О великом ученом и атеисте (Студитский) - страница 44

«Человек, как и всякое другое тело в природе, подчиняется неизбежным и единым всей природе законам, — говорит Павлов. — И способ его изучения должен быть тот же, что и для остальной природы: изучение его частей, связей между ними, связей с окружающим миром — и, в конце концов, понимание их общей работы и управление ею».

Так говорит великий материалист отщепенцам от науки, жуликам, наряжающим вековые заблуждения и суеверия в нарядные одежды ученых слов.

Он не прекращает борьбы до последнего дыхания.

Каждую среду, ровно в десять часов пятнадцать минут, открываются двери в одной из больших комнат Физиологического института. За длинным столом его уже ждут сотрудники — друзья и боевые соратники.

Старый знакомый Павлова — Шеррингтон — был разоблачен на одной из «сред» как защитник мракобесия, как противник настоящей науки.

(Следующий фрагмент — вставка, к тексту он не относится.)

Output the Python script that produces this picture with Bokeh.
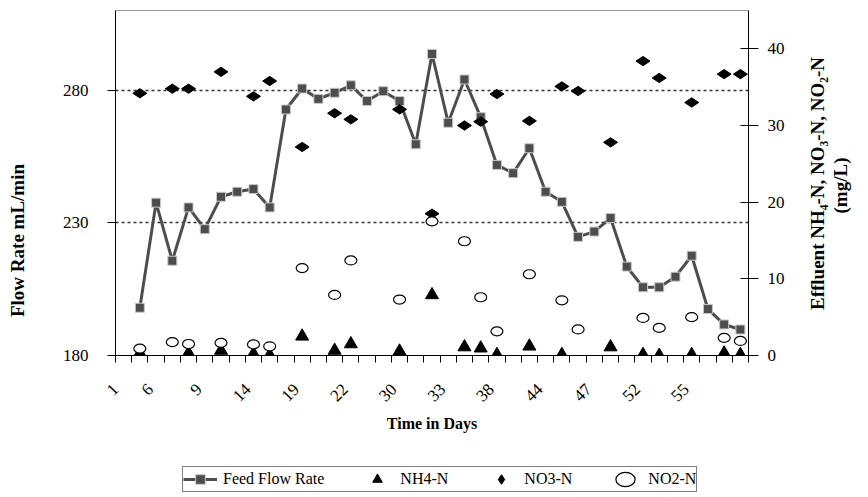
import numpy as np
from math import pi
from bokeh.plotting import figure
from bokeh.layouts import column, row
from bokeh.models import (Range1d, LinearAxis, FixedTicker, CustomJSTickFormatter, Legend,
                          LegendItem, Label)
from bokeh.embed import file_html
from bokeh.resources import INLINE

# ---------------- data ----------------
n_cat = 39                      # sampling positions on the category axis
label_step = 3                  # every third category carries a day label
day_labels = ["1", "6", "9", "14", "19", "22", "30", "33", "38", "44", "47", "52", "55"]

flow_rate = [None, 198.0, 237.6, 215.7, 235.8, 227.6, 239.8, 241.7, 242.7, 235.8,
             272.7, 280.6, 276.7, 279.0, 281.8, 275.9, 279.6, 275.9, 259.6, 293.6,
             267.7, 284.0, 269.8, 251.8, 248.7, 258.1, 241.7, 237.9, 224.7, 226.7,
             231.8, 213.5, 205.7, 205.7, 209.7, 217.6, 197.5, 191.7, 189.8]

sample_cat = [1, 3, 4, 6, 8, 9, 11, 13, 14, 17, 19, 21, 22, 23, 25, 27, 28, 30, 32, 33, 35, 37, 38]
nh4_n = [0.3, None, 0.3, 0.65, 0.2, 0.05, 2.5, 0.65, 1.5, 0.55, 7.9, 1.1, 0.95, 0.1, 1.2,
         0.1, None, 1.1, 0.1, 0.0, 0.1, 0.3, 0.1]
no3_n = [34.2, 34.8, 34.8, 37.0, 33.8, 35.8, 27.2, 31.6, 30.8, 32.1, 18.5, 30.0, 30.5, 34.1,
         30.6, 35.1, 34.5, 27.8, 38.4, 36.2, 33.0, 36.7, 36.7]
no2_n = [0.9, 1.75, 1.5, 1.65, 1.45, 1.2, 11.4, 7.9, 12.4, 7.3, 17.5, 14.9, 7.6, 3.15, 10.6,
         7.2, 3.4, None, 4.9, 3.6, 5.0, 2.3, 1.9]

left_range = (180, 310)
left_ticks = [180, 230, 280]
right_range = (0, 45)
right_ticks = [0, 10, 20, 30, 40]


def arr(v):
    return np.array([np.nan if a is None else a for a in v], dtype=float)


# ---------------- layout (page pixels) ----------------
FONT = "Liberation Serif"
PAGE_W, PAGE_H = 868, 497
L_W, R_X = 40, 790                          # left title strip | chart | right title strip
H_MAIN = 460
FL, FR, FT, FB = 115, 748, 10, 355          # plot-area edges

p = figure(width=R_X - L_W, height=H_MAIN, output_backend="svg", toolbar_location=None,
           x_range=Range1d(-0.5, n_cat - 0.5), y_range=Range1d(*left_range),
           min_border_left=FL - L_W, min_border_right=R_X - FR, min_border_top=FT,
           min_border_bottom=H_MAIN - FB, background_fill_color="white",
           border_fill_color="white")
p.outline_line_color = "#9a9a9a"
p.extra_y_ranges = {"eff": Range1d(*right_range)}

# x axis: small marks between categories (minor), day labels (major, no mark)
label_shift = 1.35
label_pos = [max(-0.5, k - label_shift) for k in range(0, n_cat, label_step)]
xa = p.xaxis[0]
xa.ticker = FixedTicker(ticks=label_pos, minor_ticks=[k - 0.5 for k in range(n_cat + 1)])
xa.formatter = CustomJSTickFormatter(args=dict(pos=label_pos, labels=day_labels),
                                     code="const i = pos.indexOf(tick); return i >= 0 ? labels[i] : '';")
xa.major_tick_out = 0
xa.major_tick_in = 0
xa.major_tick_line_color = None
xa.minor_tick_out = 7
xa.minor_tick_in = 0
xa.minor_tick_line_color = "black"
xa.axis_line_color = "black"
xa.major_label_orientation = pi / 4
xa.major_label_standoff = 24
xa.major_label_text_font = FONT
xa.major_label_text_font_size = "17px"
xa.major_label_text_color = "black"
xa.axis_label = "Time in Days"
xa.axis_label_standoff = 6
xa.axis_label_text_font = FONT
xa.axis_label_text_font_size = "16px"
xa.axis_label_text_font_style = "bold"
xa.axis_label_text_color = "black"

ya = p.yaxis[0]
ya.ticker = FixedTicker(ticks=left_ticks)
ya.major_tick_out = 8
ya.major_tick_in = 0
ya.minor_tick_line_color = None
ya.major_label_standoff = 19
ya.major_label_text_font = FONT
ya.major_label_text_font_size = "17px"
ya.major_label_text_color = "black"
ya.axis_line_color = "black"
ya.major_tick_line_color = "black"

ra = LinearAxis(y_range_name="eff", ticker=FixedTicker(ticks=right_ticks),
                major_tick_in=8, major_tick_out=10, major_label_standoff=9,
                major_label_text_font=FONT, major_label_text_font_size="17px",
                major_label_text_color="black", axis_line_color="black",
                major_tick_line_color="black", minor_tick_line_color=None)
p.add_layout(ra, "right")

p.xgrid.visible = False
p.ygrid.ticker = FixedTicker(ticks=left_ticks[1:])
p.ygrid.grid_line_color = "#333333"
p.ygrid.grid_line_dash = "3 3"
p.ygrid.grid_line_width = 1.3

# ---------------- glyphs ----------------
x_all = np.arange(n_cat)
xs = np.array(sample_cat)
STY = dict(
    flow_line=dict(line_color="#4d4d4d", line_width=3),
    flow_pt=dict(marker="square", size=9, fill_color="#4d4d4d", line_color="#c8c8c8", line_width=1),
    nh4=dict(marker="triangle", size=13, fill_color="black", line_color="black"),
    no3=dict(marker="diamond", size=14, angle=pi / 2, fill_color="black", line_color="black"),
    no2=dict(width=12, height=9, width_units="screen", height_units="screen",
             fill_color="white", line_color="black", line_width=1.2),
)


def draw(fig, **kw):
    r1 = fig.line(x_all, arr(flow_rate), **STY["flow_line"])
    r2 = fig.scatter(x_all, arr(flow_rate), **STY["flow_pt"])
    r3 = fig.scatter(xs, arr(nh4_n), **STY["nh4"], **kw)
    r4 = fig.scatter(xs, arr(no3_n), **STY["no3"], **kw)
    r5 = fig.ellipse(xs, arr(no2_n), **STY["no2"], **kw)
    return r1, r2, r3, r4, r5


draw(p, y_range_name="eff")


def strip(width, height, x0):
    f = figure(width=width, height=height, output_backend="svg", toolbar_location=None,
               x_range=Range1d(x0, x0 + width), y_range=Range1d(height, 0),
               x_axis_location=None, y_axis_location=None, min_border=0,
               background_fill_color="white", border_fill_color="white")
    f.outline_line_color = None
    f.grid.visible = False
    return f


def vtitle(fig, text, X, Y):
    fig.add_layout(Label(x=X, y=Y, text=text, angle=pi / 2, text_align="center",
                         text_baseline="middle", text_font=FONT, text_font_size="19px",
                         text_font_style="bold", text_color="black"))


# ---------------- axis titles (narrow side strips) ----------------
lft = strip(L_W, PAGE_H, 0)
vtitle(lft, "Flow Rate mL/min", 17, 240)
rgt = strip(PAGE_W - R_X, PAGE_H, R_X)
vtitle(rgt, "Effluent NH\u2084-N, NO\u2083-N, NO\u2082-N", 817, 183)
vtitle(rgt, "(mg/L)", 840, 185)

# ---------------- legend strip (separate small figure under the chart) ----------------
q = figure(width=R_X - L_W, height=PAGE_H - H_MAIN, output_backend="svg",
           toolbar_location=None, x_range=Range1d(-0.5, n_cat - 0.5),
           y_range=Range1d(-1000, -999), x_axis_location=None, y_axis_location=None,
           min_border=0, background_fill_color="white", border_fill_color="white")
q.outline_line_color = None
q.grid.visible = False
fl, fs, nh, n3, n2 = draw(q)      # same series, kept out of view: used for the legend keys

legend = Legend(items=[LegendItem(label="Feed Flow Rate", renderers=[fl, fs]),
                       LegendItem(label="NH4-N", renderers=[nh]),
                       LegendItem(label="NO3-N", renderers=[n3]),
                       LegendItem(label="NO2-N", renderers=[n2])],
                orientation="horizontal", location=(182 - FL, 5),
                border_line_color="black", border_line_width=1,
                background_fill_color="white", background_fill_alpha=1.0,
                padding=0, spacing=36, margin=0, glyph_width=34, glyph_height=24,
                label_height=16, label_standoff=6, label_text_font=FONT,
                label_text_font_size="16px", label_text_color="black")
q.add_layout(legend)

page = row(lft, column(p, q, spacing=0), rgt, spacing=0)
open("out.html", "w").write(file_html(page, INLINE))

Никогда бы не пришло Павлову в голову умалять научные заслуги Шеррингтона. Что говорить, ученый был крупный и сделал в физиологии немало. Но измены науке, открытого перехода в лагерь защитников бессмертной души Павлов не мог простить никому.

Разговор о новой книге английского физиолога готовится давно. Еще в прошлую среду Павлов сказал о Шеррингтоне несколько крепких слов.

Книга называется «Мозг и его механизм». Что же, Шеррингтону и карты в руки. Всю жизнь он занимался нервной системой, правда больше нижним отделом мозга, чем верхним. Так к какому же заключению приходит этот ученый?

— Он, оказывается, до сих пор вовсе не уверен, что мозг имеет какое-то отношение к нашему уму. Вы подумайте, — возбуждается Павлов, — человек проел зубы на этом деле, а до сих пор не уверен в отношении мозга к уму! Какое недомыслие! Больше того, он заявляет, что наши знания о нервной системе опасны, они возвращают нас к животному состоянию. И это ученый человек, физиолог! — Он негодующе швыряет книгу на стол. — Каким образом можно выступать против изучения мозга? Зачем такую ерунду печатать?

Он опять берет книгу и сердито ее перелистывает.

— То-то он мне двадцать два года назад в Кембридже говорил, что мои условные рефлексы не будут иметь успеха в Англии, потому что они пахнут материализмом. Очевидно, он говорил о себе. — Павлов качает головой. — В семьдесят лет — и такие явные признаки одряхления! Только так и можно сделаться таким заклятым анимистом.

Это самая ругательная кличка в устах Павлова — анимист (от слова «анима» — душа), защитник бессмертной и нетленной души.

Он презирает людей, допускающих хотя бы ничтожный оттенок сомнения в возможностях познания.

Да, Павлов уверен в том, что ничего непостижимого нет и в самом сложном явлении природы — работе сознания.